GIVEN EXERCISE:
Every line of the data that contains the string "with" must be copied.

EXERCISE MATERIAL:
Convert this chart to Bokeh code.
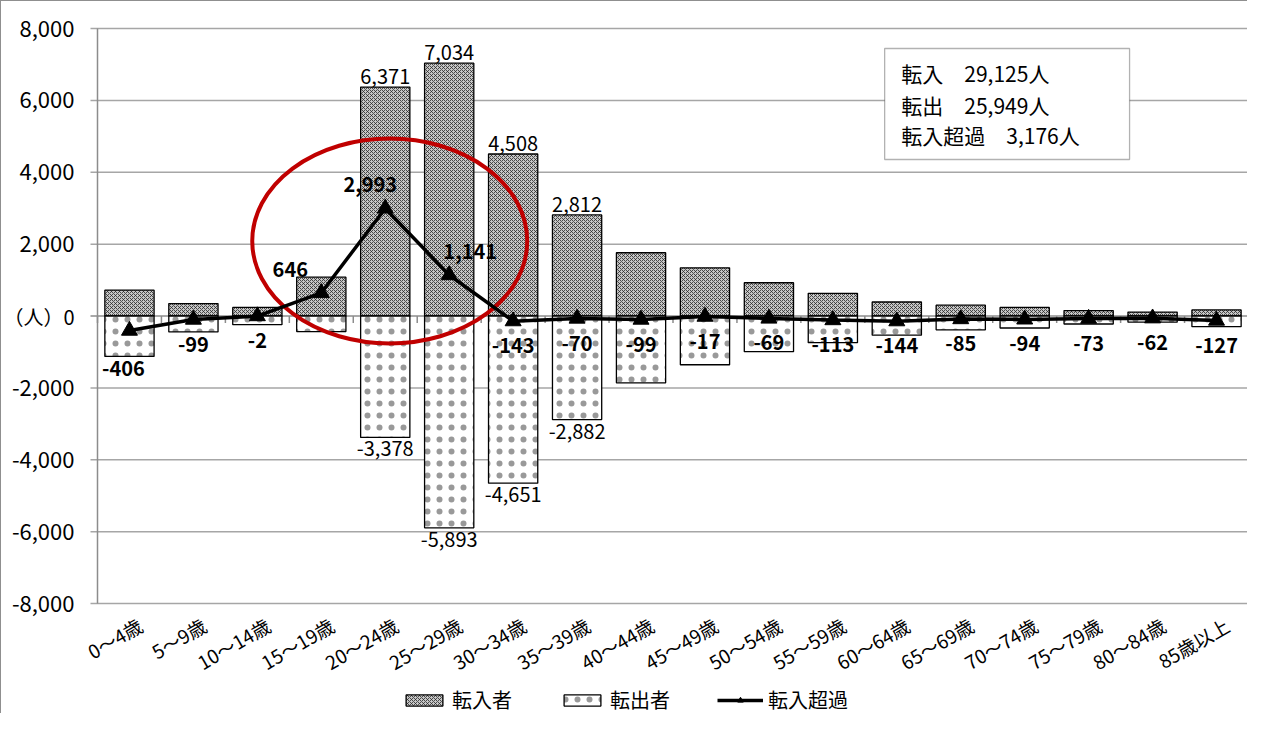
import math
from bokeh.plotting import figure
from bokeh.models import (ColumnDataSource, Range1d, Legend, LegendItem, BoxAnnotation, Label)
from bokeh.core.properties import value
from bokeh.embed import file_html
from bokeh.resources import INLINE

FONT = "Noto Sans CJK JP"

# ---------------- data ----------------
categories = ["0～4歳", "5～9歳", "10～14歳", "15～19歳", "20～24歳", "25～29歳",
              "30～34歳", "35～39歳", "40～44歳", "45～49歳", "50～54歳", "55～59歳",
              "60～64歳", "65～69歳", "70～74歳", "75～79歳", "80～84歳", "85歳以上"]
in_movers = [720, 345, 240, 1080, 6371, 7034, 4508, 2812, 1760, 1340, 925, 630,
             390, 300, 240, 150, 110, 170]
out_movers = [1126, 444, 242, 434, 3378, 5893, 4651, 2882, 1859, 1357, 994, 743,
              534, 385, 334, 223, 172, 297]
net_movers = [-406, -99, -2, 646, 2993, 1141, -143, -70, -99, -17, -69, -113,
              -144, -85, -94, -73, -62, -127]
y_ticks = [-8000, -6000, -4000, -2000, 0, 2000, 4000, 6000, 8000]
y_zero_label = "（人）0"
summary_lines = ["転入　29,125人", "転出　25,949人", "転入超過　3,176人"]
legend_labels = ["転入者", "転出者", "転入超過"]

# label nudges (style only, pixels)
net_dx = [-6, 0, 0, -31, -15, 21, 0, 0, 0, 0, 0, 0, 0, 0, 0, 0, 0, 0]
net_dy = [13, 0, 0, 0, 0, 0, 0, 0, 0, 0, 0, 0, 0, 0, 0, 0, 0, 0]

GRID = "#a6a6a6"
AXIS = "#8c8c8c"

# ---------------- layout (pixels inside the figure) ----------------
FIG_W, FIG_H = 1247, 713
PLOT_L, PLOT_R = 96, FIG_W          # value axis x position and right end of plot area
PLOT_T, PLOT_B = 27, 602            # pixel rows of the top and bottom y tick
n = len(categories)
px_x = (PLOT_R - PLOT_L) / n
px_y = (PLOT_B - PLOT_T) / (y_ticks[-1] - y_ticks[0])
x_start = -PLOT_L / px_x
y_end = y_ticks[-1] + PLOT_T / px_y
y_start = y_ticks[0] - (FIG_H - PLOT_B) / px_y

p = figure(x_range=Range1d(x_start, n), y_range=Range1d(y_start, y_end),
           x_axis_location=None, y_axis_location=None,
           width=FIG_W, height=FIG_H, output_backend="svg", toolbar_location=None,
           min_border=0)
p.styles = {"border-left": "1px solid #8f8f8f", "border-top": "1px solid #8f8f8f"}
p.outline_line_color = None
p.grid.visible = False
p.background_fill_color = "white"

xs = [i + 0.5 for i in range(n)]
tick_x = 7 / px_x
tick_y = 7 / px_y

# gridlines (with outward tick stubs) except the zero line
grid_vals = [v for v in y_ticks if v != 0]
p.segment(x0=[-tick_x] * len(grid_vals), y0=grid_vals, x1=[n] * len(grid_vals), y1=grid_vals,
          line_color=GRID, line_width=1.5)
# value axis line
p.segment(x0=[0], y0=[y_ticks[0]], x1=[0], y1=[y_ticks[-1]], line_color=AXIS, line_width=1.5)
# zero (category) axis with boundary ticks
p.segment(x0=[-tick_x], y0=[0], x1=[n], y1=[0], line_color=AXIS, line_width=1.5)
bounds = list(range(n + 1))
p.segment(x0=bounds, y0=[0] * len(bounds), x1=bounds, y1=[-tick_y] * len(bounds),
          line_color=AXIS, line_width=1.5)

# y tick labels
num_ticks = [v for v in y_ticks if v != 0]
p.text(x=[0] * len(num_ticks), y=num_ticks, text=[f"{v:,}" for v in num_ticks], x_offset=-23,
       text_align="right", text_baseline="middle",
       text_font=value(FONT), text_font_size="22px", text_color="black")
p.text(x=[0], y=[0], text=[y_zero_label], x_offset=-23,
       text_align="right", text_baseline="middle",
       text_font=value(FONT), text_font_size="20px", text_color="black")

# category labels along the bottom (value -8000)
p.text(x=xs, y=[y_ticks[0]] * n, text=categories,
       angle=math.pi / 6, text_align="right", text_baseline="top", x_offset=4, y_offset=8,
       text_font=value(FONT), text_font_size="19px", text_color="black")

# bars
out_neg = [-v for v in out_movers]
r_in = p.vbar(x=xs, top=in_movers, bottom=0, width=0.77,
              fill_color="#c6c6c6", line_color="black", line_width=1.3,
              hatch_pattern="diagonal_cross", hatch_scale=4, hatch_weight=0.8,
              hatch_color="#2a2a2a")
r_out = p.vbar(x=xs, top=0, bottom=out_neg, width=0.77,
               fill_color="white", line_color="black", line_width=1.3,
               hatch_pattern="dot", hatch_scale=12, hatch_weight=0.2,
               hatch_color="#333333", hatch_alpha=0.5)

# red highlight ellipse
p.ellipse(x=[4.57], y=[2087], width=4.30, height=5700, fill_color=None,
          line_color="#c00000", line_width=4)

# net line
r_line = p.line(x=xs, y=net_movers, line_color="black", line_width=3.5)
r_mark = p.scatter(x=xs, y=net_movers, marker="triangle", size=16,
                   fill_color="black", line_color="black")

# bar labels
big_in = [(x, v) for x, v in zip(xs, in_movers) if v >= 2500]
p.text(x=[x for x, v in big_in], y=[v for x, v in big_in], text=[f"{v:,}" for x, v in big_in],
       text_align="center", text_baseline="bottom", y_offset=-3,
       text_font=value(FONT), text_font_size="20px", text_color="black")
big_out = [(x, v) for x, v in zip(xs, out_movers) if v >= 2500]
p.text(x=[x for x, v in big_out], y=[-v for x, v in big_out], text=[f"-{v:,}" for x, v in big_out],
       text_align="center", text_baseline="top", y_offset=4,
       text_font=value(FONT), text_font_size="20px", text_color="black")

# net labels
pos = ColumnDataSource(dict(
    x=[x for x, v in zip(xs, net_movers) if v > 0],
    y=[v for v in net_movers if v > 0],
    t=[f"{v:,}" for v in net_movers if v > 0],
    dx=[d for d, v in zip(net_dx, net_movers) if v > 0],
    dy=[-16 - d for d, v in zip(net_dy, net_movers) if v > 0],
))
neg = ColumnDataSource(dict(
    x=[x for x, v in zip(xs, net_movers) if v <= 0],
    y=[v for v in net_movers if v <= 0],
    t=[f"{v:,}" for v in net_movers if v <= 0],
    dx=[d for d, v in zip(net_dx, net_movers) if v <= 0],
    dy=[17 + d for d, v in zip(net_dy, net_movers) if v <= 0],
))
p.text(x="x", y="y", text="t", x_offset="dx", y_offset="dy", source=pos,
       text_align="center", text_baseline="bottom",
       text_font=value(FONT), text_font_size="20px", text_font_style="bold", text_color="black")
p.text(x="x", y="y", text="t", x_offset="dx", y_offset="dy", source=neg,
       text_align="center", text_baseline="top",
       text_font=value(FONT), text_font_size="20px", text_font_style="bold", text_color="black")

# summary box
box = BoxAnnotation(left=12.31, right=16.14, bottom=4355, top=7443,
                    fill_color="white", fill_alpha=1.0, line_color="black", line_width=1.3)
p.add_layout(box)
for line_text, yy in zip(summary_lines, [6748, 5885, 5023]):
    p.add_layout(Label(x=12.57, y=yy, text=line_text, text_baseline="middle", text_align="left",
                       text_font=FONT, text_font_size="21px", text_color="black"))

# legend
legend = Legend(items=[LegendItem(label=legend_labels[0], renderers=[r_in]),
                       LegendItem(label=legend_labels[1], renderers=[r_out]),
                       LegendItem(label=legend_labels[2], renderers=[r_line, r_mark])],
                orientation="horizontal", location=(400, 0),
                glyph_width=46, glyph_height=14, label_standoff=5, spacing=47,
                padding=0, margin=0, border_line_color=None, background_fill_alpha=0,
                label_text_font=FONT, label_text_font_size="20px", label_text_color="black")
p.add_layout(legend, "center")

open("out.html", "w").write(file_html(p, INLINE))
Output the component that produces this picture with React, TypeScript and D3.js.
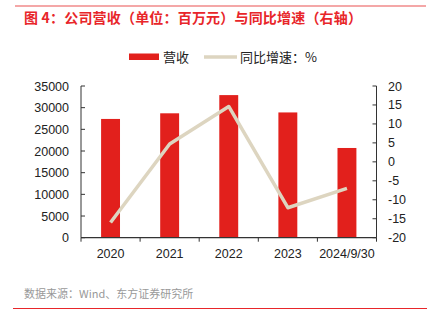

EXERCISE ANSWER:
# gridlines (with outward tick stubs) except the zero line
# zero (category) axis with boundary ticks
Output the component that produces this picture with React, TypeScript and D3.js.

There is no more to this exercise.